Personal information
- Full name: Francisco Tena Guimerà
- Date of birth: 29 September 1901
- Place of birth: Cabanes, Spain
- Date of death: 6 August 1954 (aged 52)
- Place of death: Barcelona, Spain
- Position(s): Forward

Senior career*
- Years: Team / Apps / (Gls)
- 1920–1928: CE Sabadell
- 1928–1931: RCD Espanyol / 26 / (8)
- 1931: CE Sabadell

International career
- Catalonia / 8 / (1)

= Francisco Tena (footballer, born 1901) =

Spanish footballer

Francisco Tena Guimerà (29 September 1901 - 6 August 1954), also known as Tena II, was a Spanish footballer who played as a forward for RCD Espanyol.

==Club career==
Born in Cabanes, he moved to Sabadell at a very young age for family reasons. In 1920 he joined the first team of CE Sabadell, where he shared a dressing room with his brothers Juan (Tena I) and Josep (Tena III), and thus, in order to avoid confusion, they started appearing as Tena I, II and III on the scoreboards. In March 1928, together with his brother Juan and at the same time as Crisant Bosch and Julio Káiser, he signed for Espanyol.
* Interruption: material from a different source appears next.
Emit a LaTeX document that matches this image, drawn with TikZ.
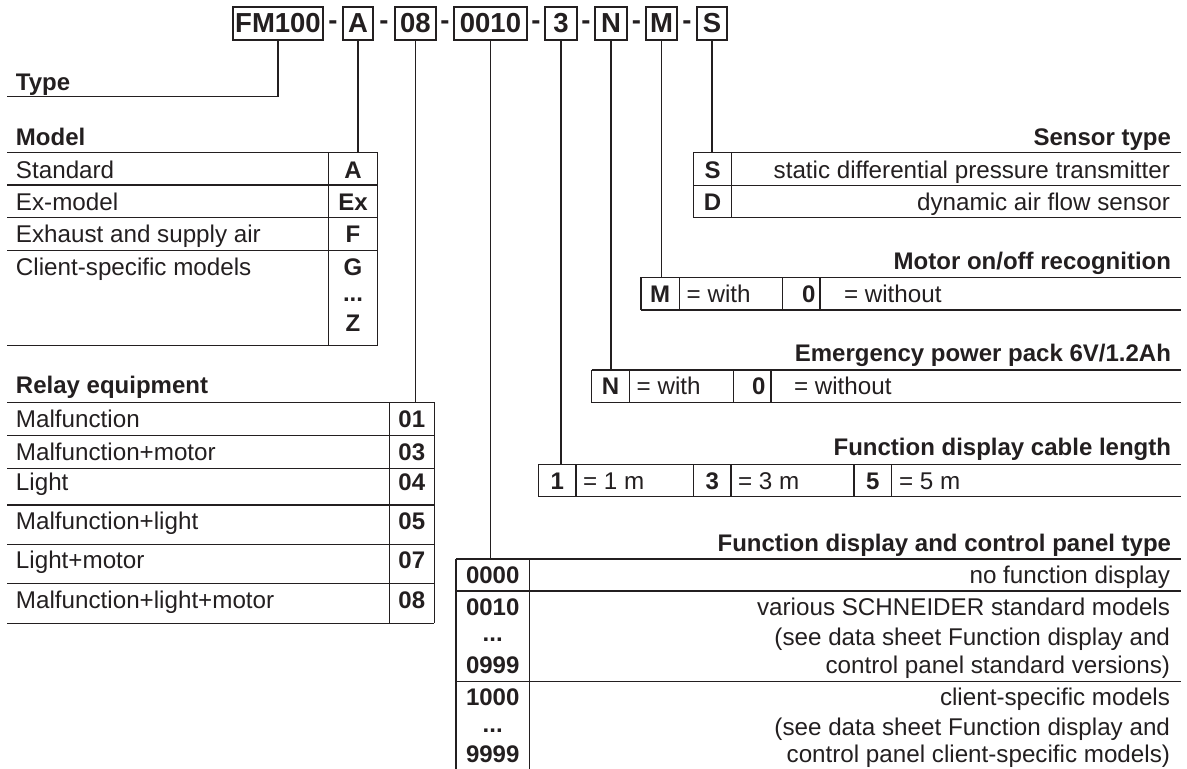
\documentclass[tikz,border=0pt]{standalone}
\usepackage{fontspec}
\setmainfont{Liberation Sans}
\definecolor{ink}{RGB}{35,31,32}
\tikzset{
  every node/.style={inner sep=0pt, outer sep=0pt, text=ink},
  txt/.style={font=\fontsize{24.2}{28}\selectfont, anchor=base west},
  txtr/.style={font=\fontsize{24.2}{28}\selectfont, anchor=base east},
  hdl/.style={font=\fontsize{24}{28}\selectfont\bfseries, anchor=base west},
  hdr/.style={font=\fontsize{24}{28}\selectfont\bfseries, anchor=base east},
  code/.style={font=\fontsize{24}{28}\selectfont\bfseries, anchor=base},
  coder/.style={font=\fontsize{24}{28}\selectfont\bfseries, anchor=base east},
  codebox/.style={draw=ink, line width=1.3pt, minimum height=33pt, font=\fontsize{27.5}{30}\selectfont\bfseries},
  hyph/.style={font=\fontsize{27.5}{30}\selectfont\bfseries},
  ln/.style={draw=ink, line width=1.3pt},
}
\begin{document}
\begin{tikzpicture}[x=1pt,y=-1pt]
\useasboundingbox (0,0) rectangle (1187,769);

% ---------- top code row ----------
\node[codebox, minimum width=90] (fm) at (278,23.5) {FM100};
\node[codebox, minimum width=30] (bA) at (358,23.5) {A};
\node[codebox, minimum width=41] (b08) at (415.5,23.5) {08};
\node[codebox, minimum width=73] (b0010) at (490.5,23.5) {0010};
\node[codebox, minimum width=32] (b3) at (561,23.5) {3};
\node[codebox, minimum width=32] (bN) at (611,23.5) {N};
\node[codebox, minimum width=31] (bM) at (661.5,23.5) {M};
\node[codebox, minimum width=30] (bS) at (712,23.5) {S};
\node[hyph] (h1) at (333,25) {-};
\node[hyph] (h2) at (384,25) {-};
\node[hyph] (h3) at (445,25) {-};
\node[hyph] (h4) at (536,25) {-};
\node[hyph] (h5) at (586,25) {-};
\node[hyph] (h6) at (636.5,25) {-};
\node[hyph] (h7) at (687,25) {-};

% ---------- anchor coordinates of the sections ----------
\coordinate (typeend) at (7,96.7);
\coordinate (modeltop) at (358,152.7);
\coordinate (relaytop) at (415.5,402.3);
\coordinate (paneltop) at (490.5,559);
\coordinate (cabletop) at (561,464.3);
\coordinate (ntop) at (611,370);
\coordinate (mtop) at (661.5,277.3);
\coordinate (stop) at (712,152.7);

% ---------- connectors ----------
\draw[ln] (fm.south) |- (typeend);
\draw[ln] (bA.south) -- (modeltop);
\draw[ln] (b08.south) -- (relaytop);
\draw[ln] (b0010.south) -- (paneltop);
\draw[ln] (b3.south) -- (cabletop);
\draw[ln] (bN.south) -- (ntop);
\draw[ln] (bM.south) -- (mtop);
\draw[ln] (bS.south) -- (stop);

% ---------- Type ----------
\node[hdl] (type) at (16,90) {Type};

% ---------- Model ----------
\node[hdl] (model) at (16,145) {Model};
\foreach \yy in {152.7,185,217.7,250.7,345.7} \draw[ln] (7,\yy) -- (377.7,\yy);
\draw[ln] (328.3,152.7) -- (328.3,345.7) (377.7,152.7) -- (377.7,345.7);
\node[txt] (m1) at (16,178.3) {Standard};
\node[txt] (m2) at (16,210) {Ex-model};
\node[txt] (m3) at (16,242.7) {Exhaust and supply air};
\node[txt] (m4) at (16,275) {Client-specific models};
\node[code] (c1) at (353,178.3) {A};
\node[code] (c2) at (353,210) {Ex};
\node[code] (c3) at (353,242.7) {F};
\node[code] (c4) at (353,275) {G};
\node[code] (c5) at (353,301) {...};
\node[code] (c6) at (353,331.7) {Z};

% ---------- Relay equipment ----------
\node[hdl] (relay) at (16,393) {Relay equipment};
\foreach \yy in {402.3,435.7,468.3,505,544.3,583.3,623.3} \draw[ln] (7,\yy) -- (434.3,\yy);
\draw[ln] (389.3,402.3) -- (389.3,623.3) (434.3,402.3) -- (434.3,623.3);
\node[txt] (r1) at (16,427) {Malfunction};
\node[txt] (r2) at (16,460) {Malfunction+motor};
\node[txt] (r3) at (16,490) {Light};
\node[txt] (r4) at (16,529) {Malfunction+light};
\node[txt] (r5) at (16,568) {Light+motor};
\node[txt] (r6) at (16,608) {Malfunction+light+motor};
\node[code] (rc1) at (411.8,427) {01};
\node[code] (rc2) at (411.8,460) {03};
\node[code] (rc3) at (411.8,490) {04};
\node[code] (rc4) at (411.8,529) {05};
\node[code] (rc5) at (411.8,568) {07};
\node[code] (rc6) at (411.8,608) {08};

% ---------- Sensor type ----------
\node[hdr] (sensor) at (1171,145) {Sensor type};
\foreach \yy in {152.7,185.7,217.7} \draw[ln] (693.3,\yy) -- (1181,\yy);
\draw[ln] (693.3,152.7) -- (693.3,217.7) (731.7,152.7) -- (731.7,217.7);
\node[code] (s1) at (712.5,178.3) {S};
\node[code] (s2) at (712.5,210.2) {D};
\node[txtr] (st1) at (1170,178.3) {static differential pressure transmitter};
\node[txtr] (st2) at (1170,210.2) {dynamic air flow sensor};

% ---------- Motor on/off recognition ----------
\node[hdr] (motor) at (1171,269) {Motor on/off recognition};
\foreach \yy in {277.3,310} \draw[ln] (641,\yy) -- (1181,\yy);
\draw[ln] (641,277.3) -- (641,310) (679.3,277.3) -- (679.3,310)
          (782.7,277.3) -- (782.7,310) (820,277.3) -- (820,310);
\node[code] (mo1) at (660.2,302.2) {M};
\node[txt] (mo2) at (686.7,302.2) {= with};
\node[coder] (mo3) at (815.5,302.2) {0};
\node[txt] (mo4) at (844,302.2) {= without};

% ---------- Emergency power pack ----------
\node[hdr] (emerg) at (1171,361.7) {Emergency power pack 6V/1.2Ah};
\foreach \yy in {370,402.7} \draw[ln] (591.7,\yy) -- (1181,\yy);
\draw[ln] (591.7,370) -- (591.7,402.7) (629.3,370) -- (629.3,402.7)
          (733.3,370) -- (733.3,402.7) (771,370) -- (771,402.7);
\node[code] (e1) at (610.5,394.8) {N};
\node[txt] (e2) at (636.7,394.8) {= with};
\node[coder] (e3) at (765.5,394.8) {0};
\node[txt] (e4) at (794,394.8) {= without};

% ---------- Function display cable length ----------
\node[hdr] (cable) at (1171,455.5) {Function display cable length};
\foreach \yy in {464.3,496.7} \draw[ln] (538.3,\yy) -- (1181,\yy);
\draw[ln] (538.3,464.3) -- (538.3,496.7) (576,464.3) -- (576,496.7)
          (693.3,464.3) -- (693.3,496.7) (731,464.3) -- (731,496.7)
          (854,464.3) -- (854,496.7) (891.7,464.3) -- (891.7,496.7);
\node[code] (l1) at (557.2,489) {1};
\node[txt] (l2) at (583,489) {= 1 m};
\node[code] (l3) at (712.2,489) {3};
\node[txt] (l4) at (738,489) {= 3 m};
\node[code] (l5) at (872.9,489) {5};
\node[txt] (l6) at (899,489) {= 5 m};

% ---------- Function display and control panel type ----------
\node[hdr] (panel) at (1171,551) {Function display and control panel type};
\foreach \yy in {559,591,681.7} \draw[ln] (456,\yy) -- (1181,\yy);
\draw[ln] (456,559) -- (456,769) (529.3,559) -- (529.3,769);
\node[code] (p1) at (492.7,583.3) {0000};
\node[code] (p2) at (492.7,615) {0010};
\node[code] (p3) at (492.7,641) {...};
\node[code] (p4) at (492.7,673) {0999};
\node[code] (p5) at (492.7,705) {1000};
\node[code] (p6) at (492.7,732) {...};
\node[code] (p7) at (492.7,762) {9999};
\node[txtr] (pt1) at (1170,583.3) {no function display};
\node[txtr] (pt2) at (1170,615) {various SCHNEIDER standard models};
\node[txtr] (pt3) at (1170,645) {(see data sheet Function display and};
\node[txtr] (pt4) at (1170,673) {control panel standard versions)};
\node[txtr] (pt5) at (1170,705) {client-specific models};
\node[txtr] (pt6) at (1170,735) {(see data sheet Function display and};
\node[txtr] (pt7) at (1170,762.7) {control panel client-specific models)};
\end{tikzpicture}
\end{document}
He played a pivotal role in helping the club to win the 1928–29 Catalonia championship and reach the 1929 Copa del Rey Final, in which he scored the opening goal of an 2–1 win over Real Madrid, thus contributing decisively to the first-ever Copa del Rey title in the history of Espanyol. In 1931 he returned briefly to Sabadell before ending his career.

==International career==
He represented the Catalonia national team 8 times, scoring once, in a 9–0 win over a representing team of Brussels on 16 June 1927.